Below is some material; set it all down exactly, apart from the pictures.
* start Recorded information *
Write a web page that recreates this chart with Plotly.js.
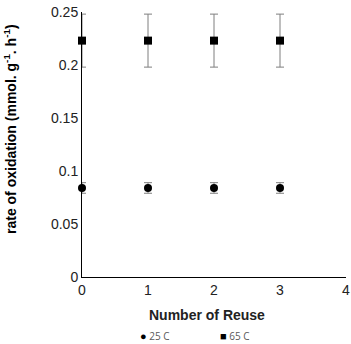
<!DOCTYPE html>
<html>
<head>
<meta charset="utf-8">
<script src="https://cdn.plot.ly/plotly-3.0.1.min.js"></script>
<style>html,body{margin:0;padding:0;background:#fff}</style>
</head>
<body>
<div id="chart" style="width:351px;height:344px"></div>
<script>
// reuse cycles and measured rates
const reuse = [0, 1, 2, 3];
const rate25 = [0.084, 0.084, 0.084, 0.084];
const err25 = [0.005, 0.005, 0.005, 0.005];
const rate65 = [0.223, 0.223, 0.223, 0.223];
const err65 = [0.025, 0.025, 0.025, 0.025];
const xTicks = [0, 1, 2, 3, 4];
const yTicks = [0, 0.05, 0.1, 0.15, 0.2, 0.25];
const yTickText = ['0', '0.05', '0.1', '0.15', '0.2', '0.25'];

const errStyle = { type: 'data', visible: true, color: '#7f7f7f', thickness: 1, width: 4 };

const data = [
  { x: reuse, y: rate25, type: 'scatter', mode: 'markers', name: '25 C',
    marker: { symbol: 'circle', size: 8, color: '#000' },
    error_y: Object.assign({ array: err25 }, errStyle), cliponaxis: false },
  { x: reuse, y: rate65, type: 'scatter', mode: 'markers', name: '65 C',
    marker: { symbol: 'square', size: 8, color: '#000' },
    error_y: Object.assign({ array: err65 }, errStyle), cliponaxis: false }
];

const legFont = { size: 10, color: '#595959', family: 'Open Sans, sans-serif' };

const layout = {
  width: 351, height: 344,
  margin: { l: 82, r: 5, t: 12, b: 67 },
  paper_bgcolor: '#fff', plot_bgcolor: '#fff',
  showlegend: false,
  font: { family: 'Liberation Sans, Arial, sans-serif', size: 14, color: '#222' },
  xaxis: { range: [0, 4], tickvals: xTicks, showgrid: false, zeroline: false,
    showline: true, linecolor: '#000', linewidth: 1, ticks: '', ticklen: 0, layer: 'above traces' },
  yaxis: { range: [0, 0.25], tickvals: yTicks, ticktext: yTickText, showgrid: false, zeroline: false,
    showline: true, linecolor: '#000', linewidth: 1, ticks: '', ticklen: 12, tickcolor: 'rgba(0,0,0,0)',
    layer: 'above traces' },
  annotations: [
    { text: '<b>rate of oxidation (mmol. g<sup>-1</sup>. h<sup>-1</sup>)</b>', xref: 'paper', yref: 'paper',
      x: -0.275, y: 0.56, textangle: -90, showarrow: false, xanchor: 'center', yanchor: 'middle',
      font: { size: 14, color: '#000' } },
    { text: '<b>Number of Reuse</b>', xref: 'paper', yref: 'paper',
      x: 0.473, y: -0.145, showarrow: false, xanchor: 'center', yanchor: 'middle',
      font: { size: 14, color: '#222' } },
    { text: '<span style="font-size:11px;color:#000">●</span> 25 C', xref: 'paper', yref: 'paper',
      x: 0.213, y: -0.222, showarrow: false, xanchor: 'left', yanchor: 'middle', font: legFont },
    { text: '<span style="font-size:11px;color:#000">■</span> 65 C', xref: 'paper', yref: 'paper',
      x: 0.515, y: -0.222, showarrow: false, xanchor: 'left', yanchor: 'middle', font: legFont }
  ]
};

Plotly.newPlot('chart', data, layout, { staticPlot: true, displayModeBar: false });
</script>
</body>
</html>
* end Recorded information *
● **Answer for the task**:
Write a web page that recreates this chart with Plotly.js.
<!DOCTYPE html>
<html>
<head>
<meta charset="utf-8">
<script src="https://cdn.plot.ly/plotly-3.0.1.min.js"></script>
<style>html,body{margin:0;padding:0;background:#fff}</style>
</head>
<body>
<div id="chart" style="width:351px;height:344px"></div>
<script>
// reuse cycles and measured rates
const reuse = [0, 1, 2, 3];
const rate25 = [0.084, 0.084, 0.084, 0.084];
const err25 = [0.005, 0.005, 0.005, 0.005];
const rate65 = [0.223, 0.223, 0.223, 0.223];
const err65 = [0.025, 0.025, 0.025, 0.025];
const xTicks = [0, 1, 2, 3, 4];
const yTicks = [0, 0.05, 0.1, 0.15, 0.2, 0.25];
const yTickText = ['0', '0.05', '0.1', '0.15', '0.2', '0.25'];

const errStyle = { type: 'data', visible: true, color: '#7f7f7f', thickness: 1, width: 4 };

const data = [
  { x: reuse, y: rate25, type: 'scatter', mode: 'markers', name: '25 C',
    marker: { symbol: 'circle', size: 8, color: '#000' },
    error_y: Object.assign({ array: err25 }, errStyle), cliponaxis: false },
  { x: reuse, y: rate65, type: 'scatter', mode: 'markers', name: '65 C',
    marker: { symbol: 'square', size: 8, color: '#000' },
    error_y: Object.assign({ array: err65 }, errStyle), cliponaxis: false }
];

const legFont = { size: 10, color: '#595959', family: 'Open Sans, sans-serif' };

const layout = {
  width: 351, height: 344,
  margin: { l: 82, r: 5, t: 12, b: 67 },
  paper_bgcolor: '#fff', plot_bgcolor: '#fff',
  showlegend: false,
  font: { family: 'Liberation Sans, Arial, sans-serif', size: 14, color: '#222' },
  xaxis: { range: [0, 4], tickvals: xTicks, showgrid: false, zeroline: false,
    showline: true, linecolor: '#000', linewidth: 1, ticks: '', ticklen: 0, layer: 'above traces' },
  yaxis: { range: [0, 0.25], tickvals: yTicks, ticktext: yTickText, showgrid: false, zeroline: false,
    showline: true, linecolor: '#000', linewidth: 1, ticks: '', ticklen: 12, tickcolor: 'rgba(0,0,0,0)',
    layer: 'above traces' },
  annotations: [
    { text: '<b>rate of oxidation (mmol. g<sup>-1</sup>. h<sup>-1</sup>)</b>', xref: 'paper', yref: 'paper',
      x: -0.275, y: 0.56, textangle: -90, showarrow: false, xanchor: 'center', yanchor: 'middle',
      font: { size: 14, color: '#000' } },
    { text: '<b>Number of Reuse</b>', xref: 'paper', yref: 'paper',
      x: 0.473, y: -0.145, showarrow: false, xanchor: 'center', yanchor: 'middle',
      font: { size: 14, color: '#222' } },
    { text: '<span style="font-size:11px;color:#000">●</span> 25 C', xref: 'paper', yref: 'paper',
      x: 0.213, y: -0.222, showarrow: false, xanchor: 'left', yanchor: 'middle', font: legFont },
    { text: '<span style="font-size:11px;color:#000">■</span> 65 C', xref: 'paper', yref: 'paper',
      x: 0.515, y: -0.222, showarrow: false, xanchor: 'left', yanchor: 'middle', font: legFont }
  ]
};

Plotly.newPlot('chart', data, layout, { staticPlot: true, displayModeBar: false });
</script>
</body>
</html>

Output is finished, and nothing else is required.